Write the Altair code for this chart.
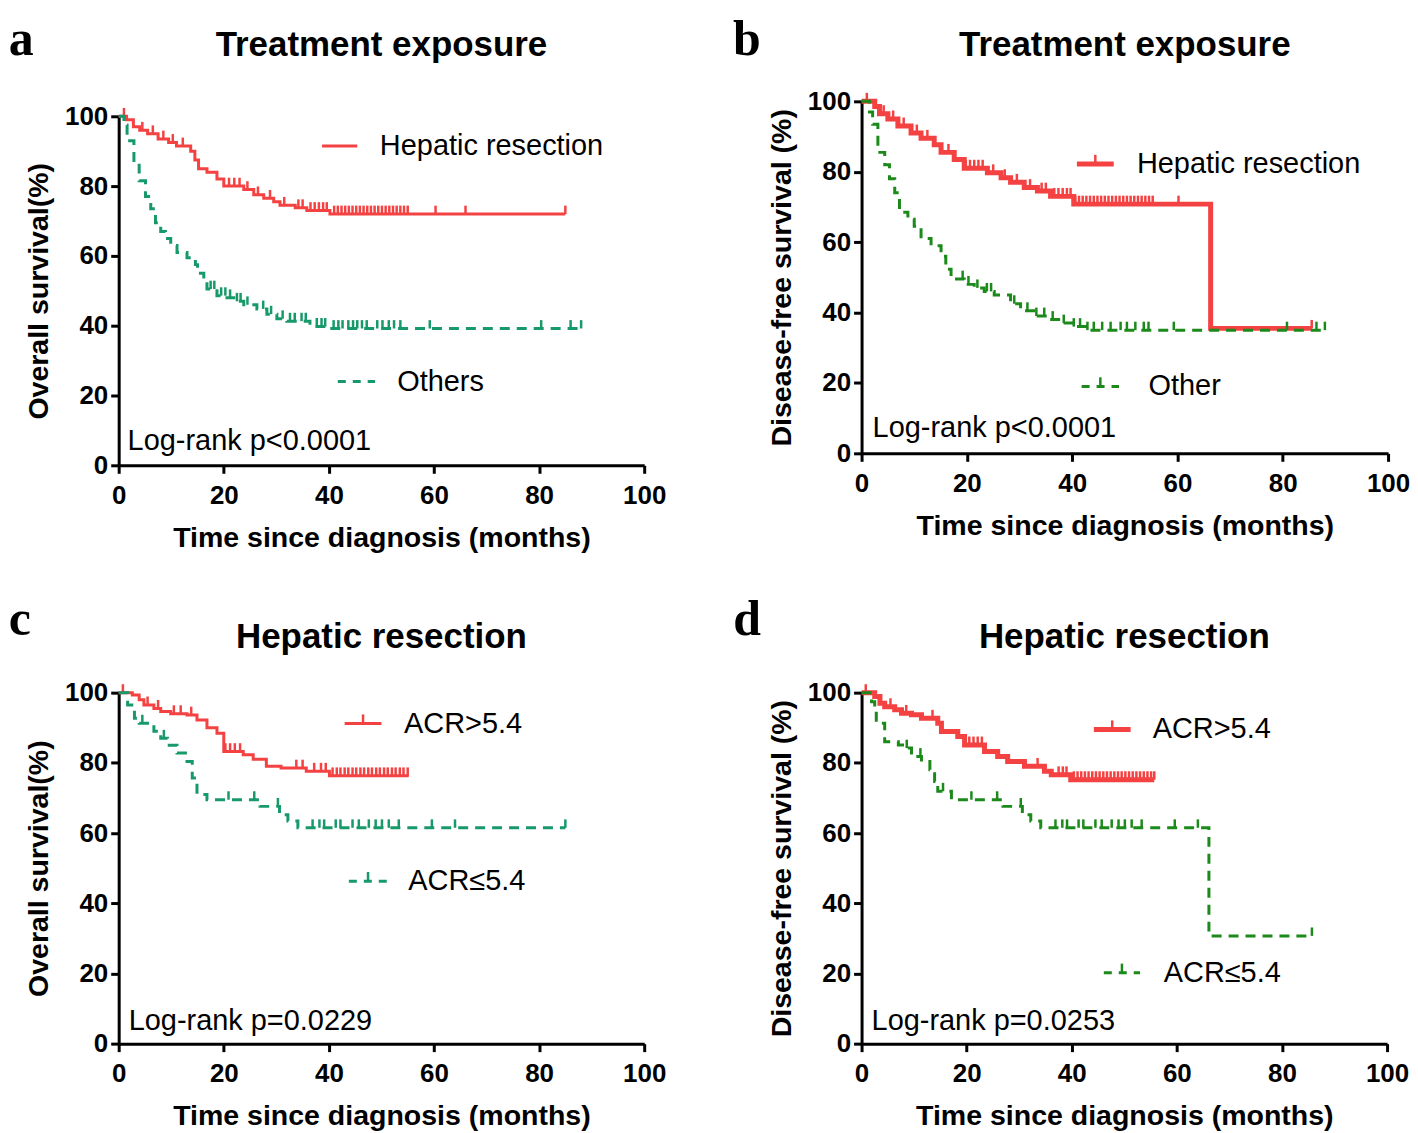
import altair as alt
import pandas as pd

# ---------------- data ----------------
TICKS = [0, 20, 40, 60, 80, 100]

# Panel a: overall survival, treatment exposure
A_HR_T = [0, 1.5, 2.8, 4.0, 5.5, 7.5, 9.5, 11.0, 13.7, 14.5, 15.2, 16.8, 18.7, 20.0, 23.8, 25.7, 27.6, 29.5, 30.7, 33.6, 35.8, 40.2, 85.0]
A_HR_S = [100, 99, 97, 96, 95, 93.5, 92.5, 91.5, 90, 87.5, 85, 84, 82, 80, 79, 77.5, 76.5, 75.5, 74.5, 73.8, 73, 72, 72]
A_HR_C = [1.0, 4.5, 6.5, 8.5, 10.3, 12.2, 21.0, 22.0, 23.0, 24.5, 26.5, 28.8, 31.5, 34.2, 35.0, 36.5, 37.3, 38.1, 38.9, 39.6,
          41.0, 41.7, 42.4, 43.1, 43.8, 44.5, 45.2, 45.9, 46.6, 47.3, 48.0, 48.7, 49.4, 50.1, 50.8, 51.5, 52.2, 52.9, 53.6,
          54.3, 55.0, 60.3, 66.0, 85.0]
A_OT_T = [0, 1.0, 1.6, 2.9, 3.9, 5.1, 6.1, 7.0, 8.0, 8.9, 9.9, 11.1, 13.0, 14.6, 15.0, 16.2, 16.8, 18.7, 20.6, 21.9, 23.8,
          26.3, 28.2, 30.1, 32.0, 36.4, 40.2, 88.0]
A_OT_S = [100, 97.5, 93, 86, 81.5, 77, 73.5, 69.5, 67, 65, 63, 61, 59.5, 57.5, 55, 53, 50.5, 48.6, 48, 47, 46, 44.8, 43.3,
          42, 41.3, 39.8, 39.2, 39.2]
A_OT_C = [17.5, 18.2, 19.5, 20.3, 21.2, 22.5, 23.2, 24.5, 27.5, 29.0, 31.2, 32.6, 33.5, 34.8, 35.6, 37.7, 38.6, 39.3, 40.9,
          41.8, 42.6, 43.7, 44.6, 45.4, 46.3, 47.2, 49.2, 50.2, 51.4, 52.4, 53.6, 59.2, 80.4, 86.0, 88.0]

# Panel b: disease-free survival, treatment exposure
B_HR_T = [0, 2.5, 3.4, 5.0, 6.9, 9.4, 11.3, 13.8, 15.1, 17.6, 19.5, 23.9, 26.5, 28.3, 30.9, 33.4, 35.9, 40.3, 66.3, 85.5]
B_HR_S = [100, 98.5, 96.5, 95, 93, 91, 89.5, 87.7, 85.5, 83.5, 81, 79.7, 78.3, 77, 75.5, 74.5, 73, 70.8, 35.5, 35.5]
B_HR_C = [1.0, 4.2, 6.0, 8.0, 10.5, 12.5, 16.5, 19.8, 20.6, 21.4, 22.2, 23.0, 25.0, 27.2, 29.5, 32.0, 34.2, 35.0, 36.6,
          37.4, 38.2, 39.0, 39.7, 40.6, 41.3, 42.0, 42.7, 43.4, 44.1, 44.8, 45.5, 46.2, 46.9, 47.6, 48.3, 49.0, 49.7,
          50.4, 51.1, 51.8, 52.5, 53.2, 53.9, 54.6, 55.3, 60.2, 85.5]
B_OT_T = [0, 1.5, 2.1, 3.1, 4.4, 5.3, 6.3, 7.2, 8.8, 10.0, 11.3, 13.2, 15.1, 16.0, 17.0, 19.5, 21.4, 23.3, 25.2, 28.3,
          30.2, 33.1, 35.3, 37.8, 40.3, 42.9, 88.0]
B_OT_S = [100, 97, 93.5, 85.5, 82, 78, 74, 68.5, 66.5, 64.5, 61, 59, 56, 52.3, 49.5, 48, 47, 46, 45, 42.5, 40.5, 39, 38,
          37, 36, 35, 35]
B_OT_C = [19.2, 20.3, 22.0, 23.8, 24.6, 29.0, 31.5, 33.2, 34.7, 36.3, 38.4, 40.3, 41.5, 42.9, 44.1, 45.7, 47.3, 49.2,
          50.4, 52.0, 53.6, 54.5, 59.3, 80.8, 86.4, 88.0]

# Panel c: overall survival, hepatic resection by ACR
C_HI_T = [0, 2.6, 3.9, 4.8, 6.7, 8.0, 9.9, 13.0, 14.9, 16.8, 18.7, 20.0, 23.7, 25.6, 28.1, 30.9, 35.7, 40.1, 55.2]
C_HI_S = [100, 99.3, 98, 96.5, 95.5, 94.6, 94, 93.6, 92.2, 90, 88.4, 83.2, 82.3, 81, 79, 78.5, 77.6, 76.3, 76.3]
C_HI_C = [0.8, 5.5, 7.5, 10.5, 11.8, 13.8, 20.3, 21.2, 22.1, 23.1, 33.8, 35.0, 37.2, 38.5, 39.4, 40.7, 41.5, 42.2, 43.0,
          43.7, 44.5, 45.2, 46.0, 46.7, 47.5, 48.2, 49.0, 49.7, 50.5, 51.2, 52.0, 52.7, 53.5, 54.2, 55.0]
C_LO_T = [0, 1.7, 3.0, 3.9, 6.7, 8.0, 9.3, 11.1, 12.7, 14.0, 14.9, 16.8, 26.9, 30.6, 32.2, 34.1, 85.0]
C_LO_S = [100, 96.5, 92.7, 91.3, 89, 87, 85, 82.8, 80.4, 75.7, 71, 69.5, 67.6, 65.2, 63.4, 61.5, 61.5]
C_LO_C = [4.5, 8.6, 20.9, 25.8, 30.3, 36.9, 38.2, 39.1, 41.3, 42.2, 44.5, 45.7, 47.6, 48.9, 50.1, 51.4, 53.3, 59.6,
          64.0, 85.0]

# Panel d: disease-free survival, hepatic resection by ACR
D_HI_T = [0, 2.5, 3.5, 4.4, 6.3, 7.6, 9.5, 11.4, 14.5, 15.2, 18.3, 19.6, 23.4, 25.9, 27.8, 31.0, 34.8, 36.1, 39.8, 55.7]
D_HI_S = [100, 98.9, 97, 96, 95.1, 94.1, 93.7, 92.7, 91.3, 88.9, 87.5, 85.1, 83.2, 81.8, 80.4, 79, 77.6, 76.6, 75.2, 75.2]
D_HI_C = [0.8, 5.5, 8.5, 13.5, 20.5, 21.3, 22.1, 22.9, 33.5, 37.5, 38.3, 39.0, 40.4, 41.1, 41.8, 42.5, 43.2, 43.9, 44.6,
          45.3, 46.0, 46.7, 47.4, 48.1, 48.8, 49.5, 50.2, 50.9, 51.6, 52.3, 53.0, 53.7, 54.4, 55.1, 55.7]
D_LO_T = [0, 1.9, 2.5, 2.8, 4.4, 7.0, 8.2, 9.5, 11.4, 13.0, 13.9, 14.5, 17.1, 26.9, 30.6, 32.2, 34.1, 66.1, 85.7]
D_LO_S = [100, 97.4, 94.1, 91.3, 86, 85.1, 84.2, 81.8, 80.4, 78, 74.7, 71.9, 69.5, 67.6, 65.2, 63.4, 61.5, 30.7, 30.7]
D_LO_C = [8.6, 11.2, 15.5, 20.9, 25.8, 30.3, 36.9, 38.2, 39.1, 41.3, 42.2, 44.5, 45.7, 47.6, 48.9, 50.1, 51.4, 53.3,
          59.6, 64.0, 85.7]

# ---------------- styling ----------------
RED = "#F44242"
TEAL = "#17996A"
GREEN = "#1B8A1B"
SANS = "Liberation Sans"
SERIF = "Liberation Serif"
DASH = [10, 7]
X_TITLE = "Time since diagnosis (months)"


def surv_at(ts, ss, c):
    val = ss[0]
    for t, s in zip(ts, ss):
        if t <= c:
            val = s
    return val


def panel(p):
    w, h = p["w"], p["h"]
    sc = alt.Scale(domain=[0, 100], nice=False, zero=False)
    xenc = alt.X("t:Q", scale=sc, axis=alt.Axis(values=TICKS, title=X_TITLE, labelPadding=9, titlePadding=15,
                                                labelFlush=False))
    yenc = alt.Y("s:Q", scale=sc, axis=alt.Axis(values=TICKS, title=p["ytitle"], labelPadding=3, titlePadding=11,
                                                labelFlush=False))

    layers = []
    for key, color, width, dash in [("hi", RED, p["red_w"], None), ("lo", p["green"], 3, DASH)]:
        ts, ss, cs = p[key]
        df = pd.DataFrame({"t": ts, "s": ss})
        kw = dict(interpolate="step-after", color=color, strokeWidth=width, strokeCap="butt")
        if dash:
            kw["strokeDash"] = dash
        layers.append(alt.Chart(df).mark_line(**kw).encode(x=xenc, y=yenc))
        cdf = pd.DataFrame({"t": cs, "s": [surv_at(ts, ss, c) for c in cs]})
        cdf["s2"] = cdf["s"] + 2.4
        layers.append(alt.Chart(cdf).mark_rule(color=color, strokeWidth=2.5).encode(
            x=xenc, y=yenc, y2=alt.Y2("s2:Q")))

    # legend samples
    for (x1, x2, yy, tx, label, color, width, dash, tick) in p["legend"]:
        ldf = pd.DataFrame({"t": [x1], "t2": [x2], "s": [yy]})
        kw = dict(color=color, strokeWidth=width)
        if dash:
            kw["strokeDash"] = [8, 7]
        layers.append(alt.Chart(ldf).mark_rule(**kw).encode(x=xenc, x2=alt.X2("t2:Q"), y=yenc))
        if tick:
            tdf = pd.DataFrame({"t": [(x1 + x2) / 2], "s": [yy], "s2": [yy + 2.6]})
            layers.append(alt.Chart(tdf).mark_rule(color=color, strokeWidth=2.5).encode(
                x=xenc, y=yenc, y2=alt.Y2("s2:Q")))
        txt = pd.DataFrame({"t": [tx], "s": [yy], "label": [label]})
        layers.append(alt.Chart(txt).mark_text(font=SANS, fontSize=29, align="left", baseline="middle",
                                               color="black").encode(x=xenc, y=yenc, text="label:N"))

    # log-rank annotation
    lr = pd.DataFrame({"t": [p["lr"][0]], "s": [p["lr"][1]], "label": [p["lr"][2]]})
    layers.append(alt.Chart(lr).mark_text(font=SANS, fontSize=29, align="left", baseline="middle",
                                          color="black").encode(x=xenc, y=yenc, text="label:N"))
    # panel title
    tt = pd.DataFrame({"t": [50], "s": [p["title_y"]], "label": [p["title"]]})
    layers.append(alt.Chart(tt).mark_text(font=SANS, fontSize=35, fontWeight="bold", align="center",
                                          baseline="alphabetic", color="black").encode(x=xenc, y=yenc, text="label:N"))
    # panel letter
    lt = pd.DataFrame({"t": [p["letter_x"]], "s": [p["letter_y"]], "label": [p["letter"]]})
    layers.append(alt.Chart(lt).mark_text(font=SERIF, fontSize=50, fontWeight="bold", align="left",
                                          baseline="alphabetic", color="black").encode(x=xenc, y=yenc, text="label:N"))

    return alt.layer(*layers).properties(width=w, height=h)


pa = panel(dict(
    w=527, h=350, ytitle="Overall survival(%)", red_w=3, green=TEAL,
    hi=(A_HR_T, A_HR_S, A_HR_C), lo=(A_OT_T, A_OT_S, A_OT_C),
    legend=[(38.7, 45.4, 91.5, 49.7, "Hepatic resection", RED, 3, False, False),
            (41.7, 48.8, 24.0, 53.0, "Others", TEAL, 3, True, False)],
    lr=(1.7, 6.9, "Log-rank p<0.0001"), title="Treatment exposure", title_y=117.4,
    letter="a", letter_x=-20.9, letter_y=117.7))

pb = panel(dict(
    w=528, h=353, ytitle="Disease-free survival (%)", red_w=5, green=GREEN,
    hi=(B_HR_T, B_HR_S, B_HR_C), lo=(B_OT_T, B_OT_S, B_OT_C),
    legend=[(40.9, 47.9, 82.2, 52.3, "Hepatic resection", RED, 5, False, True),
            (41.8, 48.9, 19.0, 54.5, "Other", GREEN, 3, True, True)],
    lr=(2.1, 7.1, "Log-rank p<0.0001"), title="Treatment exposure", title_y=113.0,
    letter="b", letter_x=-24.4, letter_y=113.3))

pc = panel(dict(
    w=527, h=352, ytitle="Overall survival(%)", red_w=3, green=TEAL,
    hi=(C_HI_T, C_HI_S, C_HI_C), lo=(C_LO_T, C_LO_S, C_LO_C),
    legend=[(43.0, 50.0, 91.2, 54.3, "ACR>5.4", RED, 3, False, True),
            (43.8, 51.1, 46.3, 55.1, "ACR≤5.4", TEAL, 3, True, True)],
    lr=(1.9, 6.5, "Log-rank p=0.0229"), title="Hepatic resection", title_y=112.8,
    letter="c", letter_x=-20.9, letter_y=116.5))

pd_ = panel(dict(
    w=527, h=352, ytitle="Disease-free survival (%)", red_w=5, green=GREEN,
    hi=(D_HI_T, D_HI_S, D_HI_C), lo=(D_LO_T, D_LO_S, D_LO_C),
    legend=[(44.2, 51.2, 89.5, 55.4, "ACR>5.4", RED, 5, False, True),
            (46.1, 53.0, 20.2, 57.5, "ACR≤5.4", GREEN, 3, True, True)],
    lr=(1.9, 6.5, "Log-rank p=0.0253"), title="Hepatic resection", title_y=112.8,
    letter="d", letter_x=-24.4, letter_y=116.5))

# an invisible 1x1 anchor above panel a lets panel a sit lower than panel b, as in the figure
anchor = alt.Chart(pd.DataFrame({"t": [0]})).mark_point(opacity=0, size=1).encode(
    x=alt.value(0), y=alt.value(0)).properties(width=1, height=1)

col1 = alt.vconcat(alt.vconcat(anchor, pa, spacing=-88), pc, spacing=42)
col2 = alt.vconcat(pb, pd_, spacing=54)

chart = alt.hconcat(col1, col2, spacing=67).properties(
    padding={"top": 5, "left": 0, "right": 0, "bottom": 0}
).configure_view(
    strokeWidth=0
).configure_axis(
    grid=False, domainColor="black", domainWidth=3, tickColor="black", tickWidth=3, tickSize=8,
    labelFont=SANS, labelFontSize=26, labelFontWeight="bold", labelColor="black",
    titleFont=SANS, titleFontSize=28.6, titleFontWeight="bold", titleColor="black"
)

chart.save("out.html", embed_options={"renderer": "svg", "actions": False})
··········
# [AIM OF THE TASK]
Take the lines from the start of the material to the line with "TICKS = [0, 20, 40, 60, 80, 100]", both included, and transcribe them exactly without the pictures.

# [RESULT FOR THIS TASK]
Write the Altair code for this chart.
import altair as alt
import pandas as pd

# ---------------- data ----------------
TICKS = [0, 20, 40, 60, 80, 100]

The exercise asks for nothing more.